New from Thinkfun is the //CODE Programming Game Series, three board games which — like Rush Hour — are designed for a single player. Rush Hour would be intolerable if someone was watching over your shoulder. The //CODE games are more conducive to collaborative play. But I played alone.
On the Brink
In On the Brink, you program the motion commands for a lost robot by arranging a series of movement cards. If, like me, you owned a BigTrak in the 80’s and enjoyed programming it to circumnavigate the kitchen island and slalom around the dining room furniture, you’ll enjoy On the Brink. You win when the robot navigates the entire route and stops at the Finish without falling off the walkway. The walkway is narrow and the robot is always On the Brink of falling to its doom. One false move, and it’s back to the drawing board. I had fun, playing through many levels of increasing difficulty.
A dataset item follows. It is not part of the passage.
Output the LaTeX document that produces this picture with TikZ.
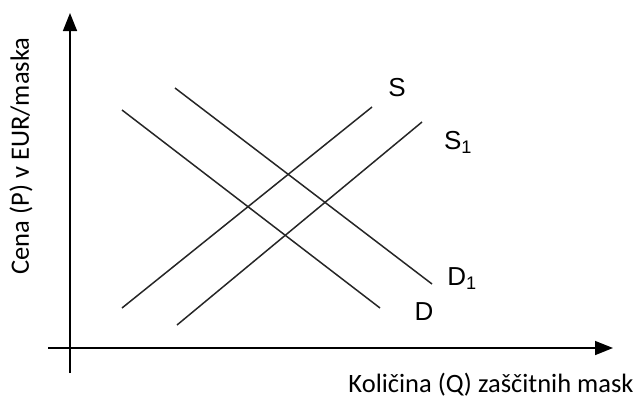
\documentclass[tikz,border=0pt]{standalone}
\usepackage{fontspec}
\setmainfont{Carlito}
\newfontfamily\arialfont{Liberation Sans}
\usetikzlibrary{arrows.meta}
\begin{document}
\begin{tikzpicture}[x=1pt,y=-1pt,
  axis/.style={line width=1.5pt,-{Triangle[length=18pt,width=14pt]}},
  curve/.style={line width=1.5pt,draw=black!85},
  cl/.style={font=\arialfont\fontsize{26}{30}\selectfont,inner sep=0pt},
  al/.style={font=\fontsize{26.5}{30}\selectfont,inner sep=0pt}]
\useasboundingbox (0,0) rectangle (644,399);
% axes
\coordinate (ybot) at (70,373);
\coordinate (ytop) at (70,13);
\coordinate (xleft) at (48,348);
\coordinate (xright) at (613,348);
\draw[axis] (ybot) -- (ytop);
\draw[axis] (xleft) -- (xright);
% lines
\coordinate (s0) at (122,308); \coordinate (s1) at (372,107);
\coordinate (t0) at (177,325); \coordinate (t1) at (422,122);
\coordinate (d0) at (122,110); \coordinate (d1) at (380,308);
\coordinate (e0) at (175,88);  \coordinate (e1) at (432,284);
\draw[curve] (s0) -- (s1);
\draw[curve] (t0) -- (t1);
\draw[curve] (d0) -- (d1);
\draw[curve] (e0) -- (e1);
% labels
\node[cl] (lS) at (397,88) {S};
\node[cl] (lS1) at (458,142) {S\textsubscript{1}};
\node[cl] (lD1) at (462,279) {D\textsubscript{1}};
\node[cl] (lD) at (424,312) {D};
\node[al,rotate=90] (ylab) at (21,156) {Cena (P) v EUR/maska};
\node[al] (xlab) at (491,385) {Količina (Q) zaščitnih mask};
\end{tikzpicture}
\end{document}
Your poor lost robot needs help getting home! In Rover Control, your robot’s path has been erased by a Martian sandstorm. And your job is to color the criss-crossing pathways in the right order so that the preset program can be run. Players use three whiteboard markers to color the paths appropriately and solve the puzzles.
Robot Repair is my favorite of the three games in this series. This time the challenge is more abstract. A robot has faulty wiring. It is your job to make sense of the programming logic to rewire the circuit board and get it running again. The key to solving the puzzles is unlocking interconnected logic statements. Players are introduced to the logic concepts TRUE, FALSE, AND, OR, NOT, IFF, XOR, NOR, and NAND. By activating the correct wires — and only the correct wires — players get all the logic statements to read as TRUE. Only then can the robot get back to work. I found this game, though more challenging, to be the most interesting and satisfying of the bunch. A few days after I put the games away on a shelf, I couldn’t resist pulling Robot Repair down to play some more.